Famous Exile Clement L. Vallandigham Part 3

About "The Man without a Country" exile Clement L. Vallandigham and his place in United States history.


(1820-1871). Politician, dissenter, exile.

Six months later, he donned a false moustache, took a night ferry to Detroit, and returned to Ohio. This was reported to Lincoln but the war was going so well for the North by then that the President ignored the Ohioan. In 1868, Vallandigham sought his party's nomination for U.S. senator, but the Democrats gave it to another. He was nominated for his old 3rd District seat in Congress, but was beaten and returned to the practice of law.

A gambler named Thomas Myers was attacked by 5 intruders on Christmas Eve in 1870 as he played faro above a saloon in Hamilton, O. Myers drew a pistol and fired several shots. When the smoke cleared, he lay dead. One of the intruders, Thomas McGehan, was arrested and charged with murder. He retained Vallandigham, who, because of local feeling, obtained a change of venue to Lebanon, O. When the case came to trial, McGehan contended that he did not have a pistol the night Myers was killed. As part of his defense, Vallandingham bought a pistol and fired it several times through muslin to study the powder marks. They returned to the Lebanon House on the evening of June 16, 1871.

"A man could easily shoot himself as Myers was shot," argued Vallandigham and pulled the pistol from his pocket to demonstrate. He had forgotten that there were bullets in it. One crashed into his stomach.

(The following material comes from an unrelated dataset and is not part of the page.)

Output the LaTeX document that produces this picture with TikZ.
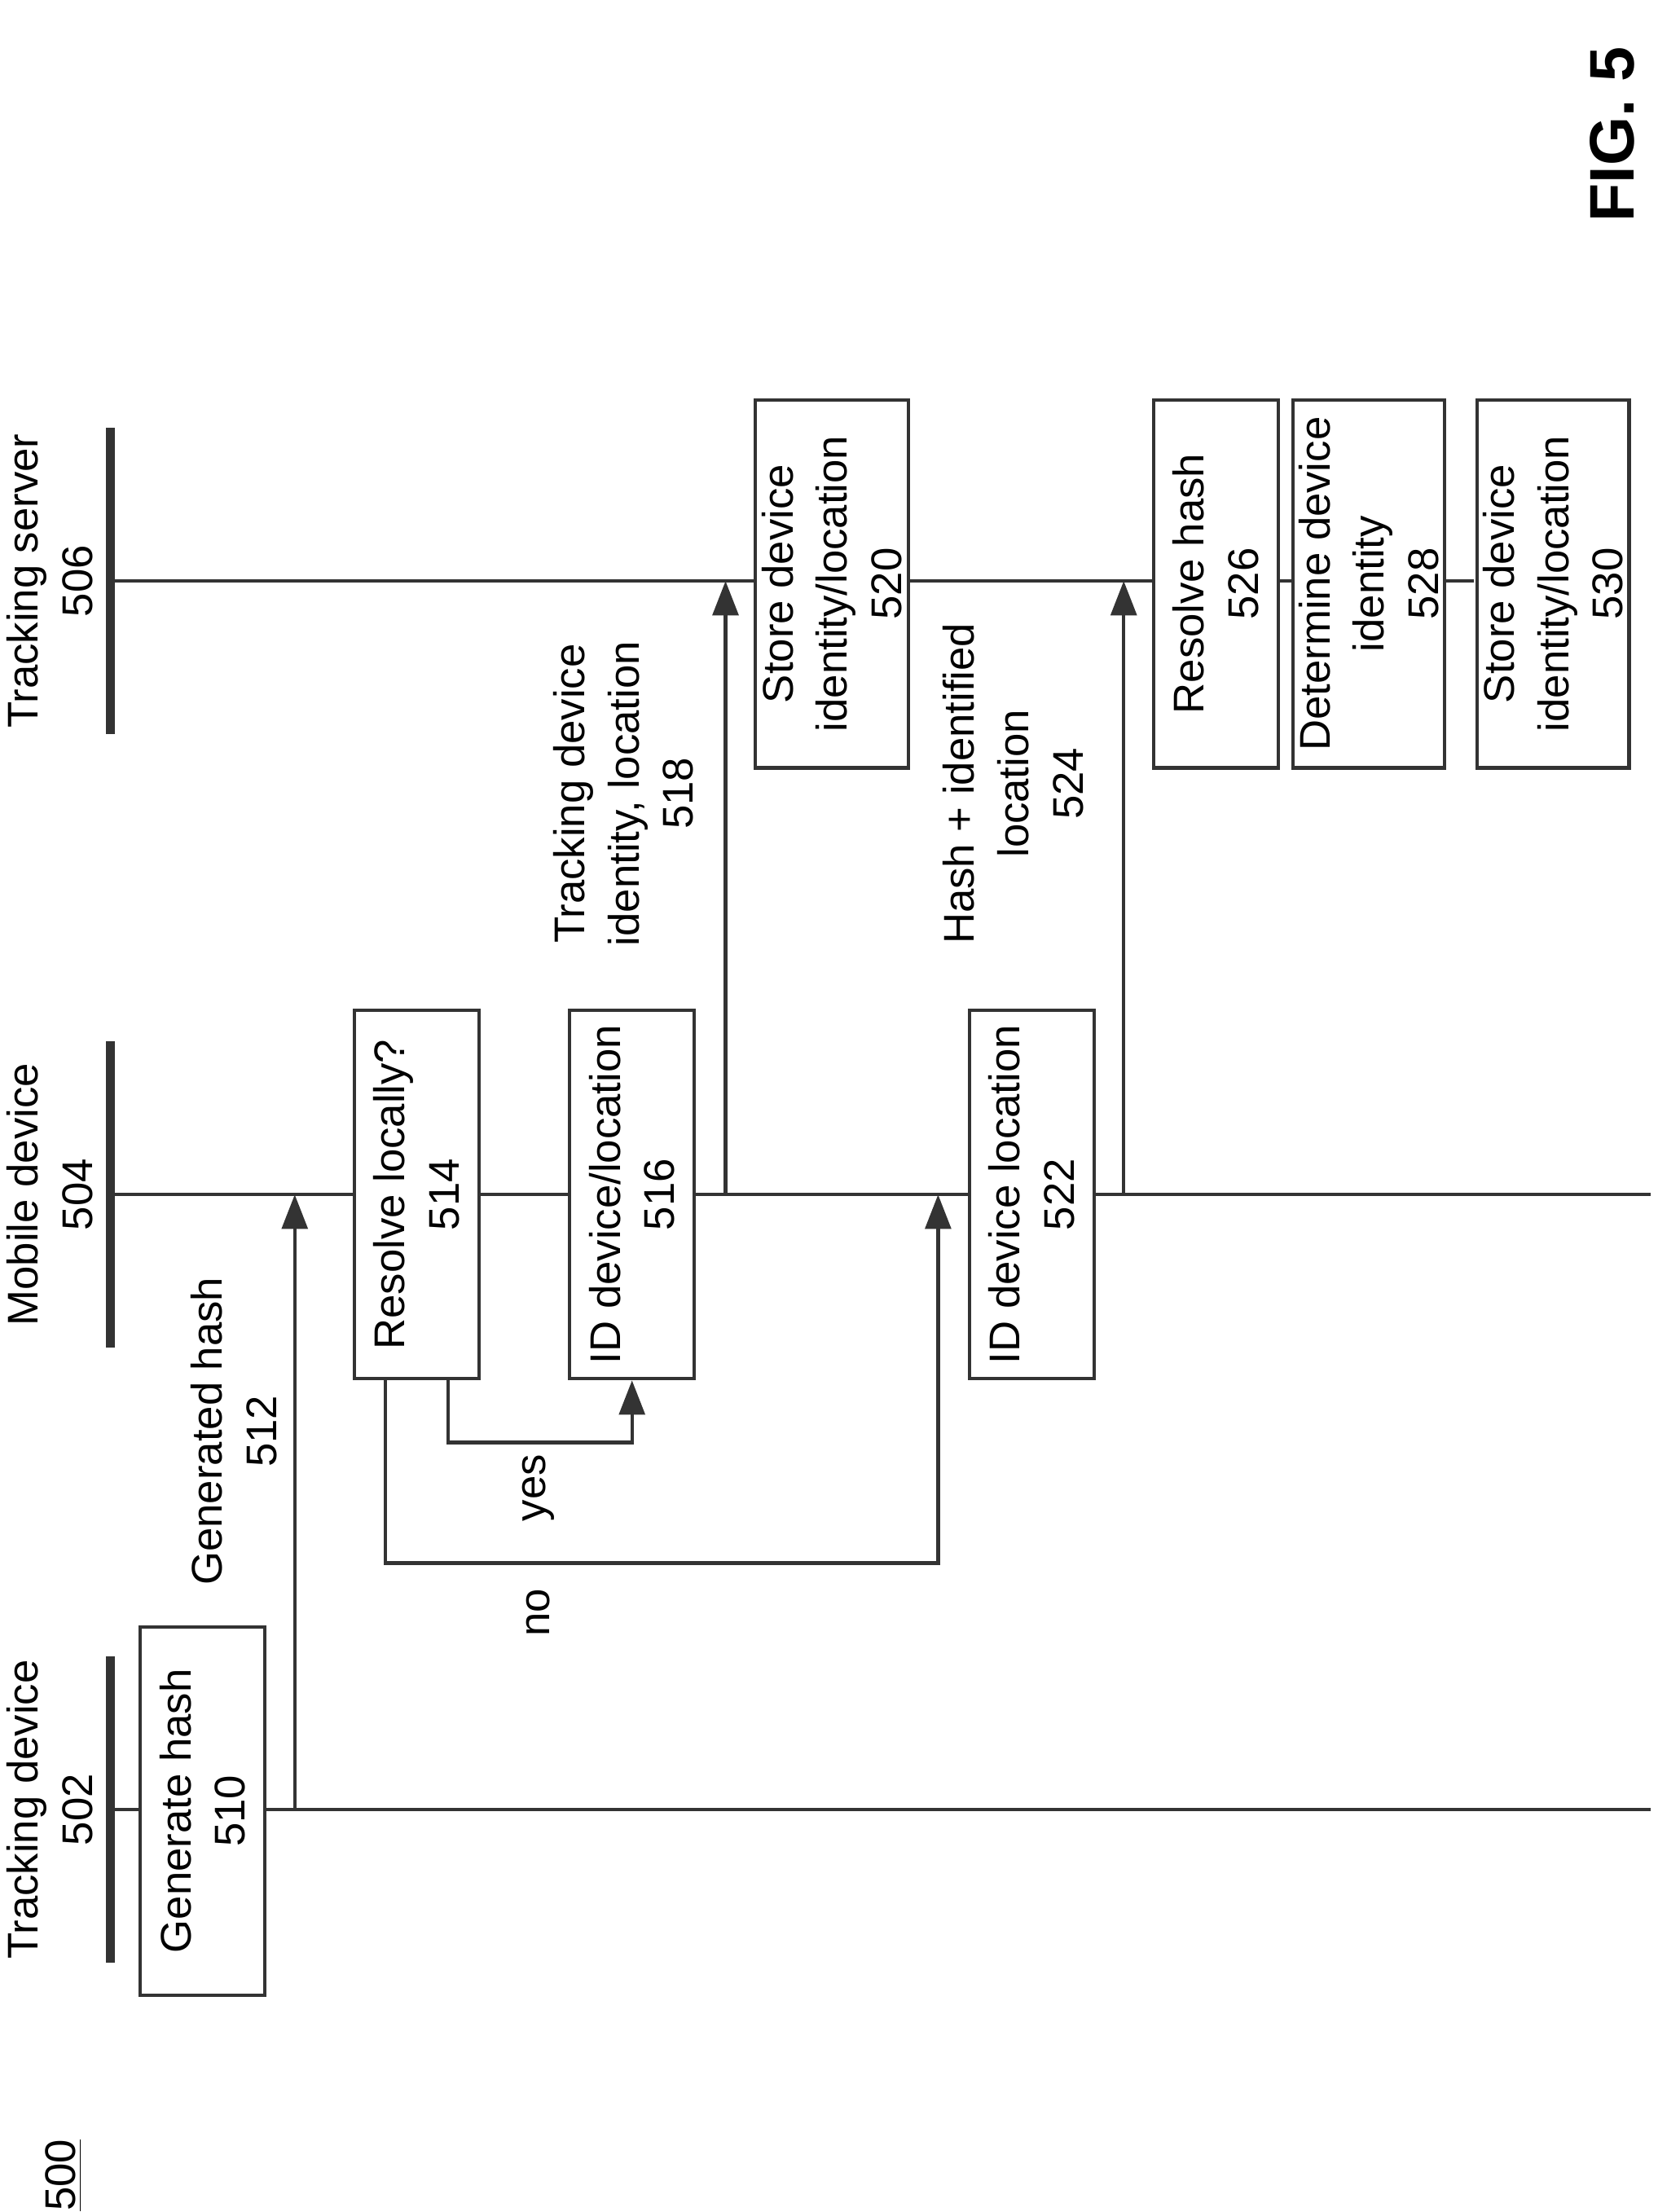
\documentclass[tikz,border=0pt]{standalone}
\usepackage{fontspec}
\setmainfont{Liberation Sans}
\usetikzlibrary{arrows.meta}
\begin{document}
\begin{tikzpicture}[x=0.01739cm, y=-0.01739cm, line width=1.2pt, draw=black!80,
    box/.style={draw, rotate=90, minimum width=4.52cm, minimum height=1.53cm, inner sep=2pt, align=center, font=\fontsize{15}{19}\selectfont},
    lbl/.style={rotate=90, align=center, font=\fontsize{15}{19}\selectfont},
    arr/.style={-{Triangle[length=12pt,width=9pt]}},
    tick/.style={line width=3pt}]
    \useasboundingbox (0,0) rectangle (1170,1561);

    % lifelines
    \foreach \name/\y/\t/\e in {td/1277/Tracking device\\502/1165, md/843/Mobile device\\504/1165, ts/410/Tracking server\\506/1040} {
        \coordinate (\name-s) at (80,\y);
        \coordinate (\name-e) at (\e,\y);
        \draw[tick] (78,\y-108) -- (78,\y+108);
        \draw (\name-s) -- (\name-e);
        \node[lbl] at (35,\y) {\t};
    }

    % boxes
    \node[box, fill=white] (b510) at (143,1278) {Generate hash\\510};
    \node[box, fill=white] (b514) at (294,843) {Resolve locally?\\514};
    \node[box, fill=white] (b516) at (446,843) {ID device/location\\516};
    \node[box, fill=white] (b522) at (728,843) {ID device location\\522};
    \node[box, fill=white, minimum height=1.88cm] (b520) at (587,412) {Store device\\identity/location\\520};
    \node[box, fill=white] (b526) at (858,412) {Resolve hash\\526};
    \node[box, fill=white] (b528) at (966,412) {Determine device\\identity\\528};
    \node[box, fill=white] (b530) at (1096,412) {Store device\\identity/location\\530};

    % messages
    \coordinate (m512) at (208,1277);
    \draw[arr] (m512) -- (m512 |- md-s);
    \node[lbl] at (165,1010) {Generated hash\\512};

    \draw[arr] (316,973) -- (316,1018) -- (446,1018) -- (b516.west);
    \node[lbl] at (380,1050) {yes};
    \draw[arr] (272,973) -- (272,1103) -- (662,1103) -- (662,843);
    \node[lbl] at (380,1138) {no};

    \coordinate (m518) at (512,843);
    \draw[arr] (m518) -- (m518 |- ts-s);
    \node[lbl] at (440,560) {Tracking device\\identity, location\\518};

    \coordinate (m524) at (793,843);
    \draw[arr] (m524) -- (m524 |- ts-s);
    \node[lbl] at (715,553) {Hash + identified\\location\\524};

    % captions
    \node[rotate=90, font=\bfseries\fontsize{22}{26}\selectfont] at (1138,95) {FIG. 5};
    \node[lbl] at (45,1535) {\underline{500}};
\end{tikzpicture}
\end{document}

Some of the jurors rushed in Vallandigham's room. A mistrial was declared. After 2 later trials, McGehan was freed. Vallandigham did not live to see his client exonerated. In the final anticlimax of his life, he died the morning after his accident, just short of his 51st birthday.

"The Man without a Country" established Hale as a writer. Ticknor and Fields of Boston 1st published it in book form in 1865. Many new editions followed. Hale's passionate tale lives on. It is included in countless anthologies, in many languages, in Pitman and Gregg shorthand, and in Braille. It has been dramatized and made into a motion picture. It went to 25 million readers during the Korean war when a Sunday newspaper supplement and 2 magazines reprinted it. Hale lived to write a foreword for a special Spanish-American War Edition and collected royalties on perhaps a million copies before his death at 87 in 1909. These royalties enabled him to maintain a salty independence. When he became chaplain of the U.S. Senate late in life, a visitor asked him if he prayed for the senators. "No," answered Hale. "I look at the senators and pray for the country!"